ApertureDB General CSV Parser for Maintaining a Blob set with changing blob data.

Use this only when deleting entities is ok.

Update an Entity which has an associated blob to the data in the CSV What this means is:

  • If it doesn't exist, add it.

  • If it exists and the blob hasn't changed, update it.

  • If it exists and the blob has changed, delete and re-add it.

    This means if these elements are part of a graph where they are linked by connections these connections will be need to be regenerated afterwards.

    Additionally note that this loader does not notice if a entity is removed.

  • If you wish to clean up removed entities, an increasing load id will cause all existing entities to be updated to the newest, and you can delete using the old load id.

    This class utilizes 3 conditionals

  • normal constraint_ to select the element

  • a series of updateif_ to determine if an update is necessary

  • one or more prop_ and the associated updateif blob conditionals to determine if a update or an delete/add is appropriate

    Generated fields Format is: gen_[type]_name

    type:

  • blobsha1 - the sha1 for the blob is calculated

  • blobsize - the length in bytes of the blob is calculate

  • insertdate - ISO Format of date ( this will always change! )

    the result is then used to identify if a blob has changed.

    The generated fields are to be left empty in the CSV input.

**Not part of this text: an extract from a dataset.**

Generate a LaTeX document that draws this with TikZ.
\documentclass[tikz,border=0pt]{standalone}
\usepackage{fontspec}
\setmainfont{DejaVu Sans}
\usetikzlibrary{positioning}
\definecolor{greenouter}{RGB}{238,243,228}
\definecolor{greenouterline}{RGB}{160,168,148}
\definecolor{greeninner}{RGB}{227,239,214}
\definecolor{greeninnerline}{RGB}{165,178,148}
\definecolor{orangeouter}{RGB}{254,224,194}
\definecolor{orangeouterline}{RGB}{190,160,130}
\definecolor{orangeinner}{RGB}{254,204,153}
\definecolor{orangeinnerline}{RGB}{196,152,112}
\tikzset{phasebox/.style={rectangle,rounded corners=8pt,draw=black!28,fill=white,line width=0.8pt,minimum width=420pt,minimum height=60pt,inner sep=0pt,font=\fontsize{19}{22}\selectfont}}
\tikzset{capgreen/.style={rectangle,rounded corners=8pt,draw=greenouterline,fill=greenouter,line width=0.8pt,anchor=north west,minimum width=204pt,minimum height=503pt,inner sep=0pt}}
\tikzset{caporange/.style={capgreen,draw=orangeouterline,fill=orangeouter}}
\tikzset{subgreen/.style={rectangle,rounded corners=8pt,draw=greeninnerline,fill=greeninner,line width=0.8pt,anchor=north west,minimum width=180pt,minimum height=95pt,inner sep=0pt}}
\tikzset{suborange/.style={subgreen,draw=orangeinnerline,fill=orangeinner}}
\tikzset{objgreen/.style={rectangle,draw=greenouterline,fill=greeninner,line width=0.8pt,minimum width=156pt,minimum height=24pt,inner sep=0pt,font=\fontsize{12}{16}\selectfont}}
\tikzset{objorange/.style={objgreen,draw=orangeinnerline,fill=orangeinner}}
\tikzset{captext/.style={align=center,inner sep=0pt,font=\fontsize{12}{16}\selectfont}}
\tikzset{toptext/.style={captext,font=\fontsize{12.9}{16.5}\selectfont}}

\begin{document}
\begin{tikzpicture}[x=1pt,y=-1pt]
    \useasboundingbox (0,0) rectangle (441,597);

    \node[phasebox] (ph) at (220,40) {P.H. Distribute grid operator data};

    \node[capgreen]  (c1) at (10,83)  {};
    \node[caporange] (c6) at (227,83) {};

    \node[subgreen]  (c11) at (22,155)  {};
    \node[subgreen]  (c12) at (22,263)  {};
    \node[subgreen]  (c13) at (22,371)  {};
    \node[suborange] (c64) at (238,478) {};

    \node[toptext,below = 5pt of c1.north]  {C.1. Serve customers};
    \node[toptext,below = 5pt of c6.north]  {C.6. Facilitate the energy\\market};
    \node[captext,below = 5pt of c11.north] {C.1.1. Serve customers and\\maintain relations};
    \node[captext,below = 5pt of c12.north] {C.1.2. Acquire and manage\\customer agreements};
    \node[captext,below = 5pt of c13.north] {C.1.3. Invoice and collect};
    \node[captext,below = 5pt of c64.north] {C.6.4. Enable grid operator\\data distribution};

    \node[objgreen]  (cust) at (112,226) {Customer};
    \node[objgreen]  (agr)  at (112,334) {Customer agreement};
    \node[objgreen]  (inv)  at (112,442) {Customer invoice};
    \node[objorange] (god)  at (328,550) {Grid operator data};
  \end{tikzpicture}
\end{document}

    Summary This requires a constraint to be able to check if an id exists, and a generated prop to be able to detect if the blob matches. It will ensure only one entity exists with the constraints and matching the managed blob constraints.

note

Is backed by a CSV file with the following columns (format optional):

``filename``, ``PROP_NAME_1``, ... ``PROP_NAME_N``, ``constraint_PROP1``, ``format``

OR

``url``, ``PROP_NAME_1``, ... ``PROP_NAME_N``, ``constraint_PROP1``, ``format``

OR

``s3_url``, ``PROP_NAME_1``, ... ``PROP_NAME_N``, ``constraint_PROP1``, ``format``

OR

``gs_url``, ``PROP_NAME_1``, ... ``PROP_NAME_N``, ``constraint_PROP1``, ``format``
...

Example CSV file::

filename,id,label,constraint_id,format,dataset_ver,updateif>_dataset_ver,gen_blobsha1_sha
/home/user/file1.jpg,321423532,dog,321423532,jpg,2,2,
/home/user/file2.jpg,42342522,cat,42342522,png,2,2,
...

Example usage:


data = ImageForceNewestDataCSV("/path/to/WorkingImageDataset.csv")
loader = ParallelLoader(client)
loader.ingest(data)
info

In the above example, the constraint_id ensures that an Image with the specified id would be only inserted if it does not already exist in the database.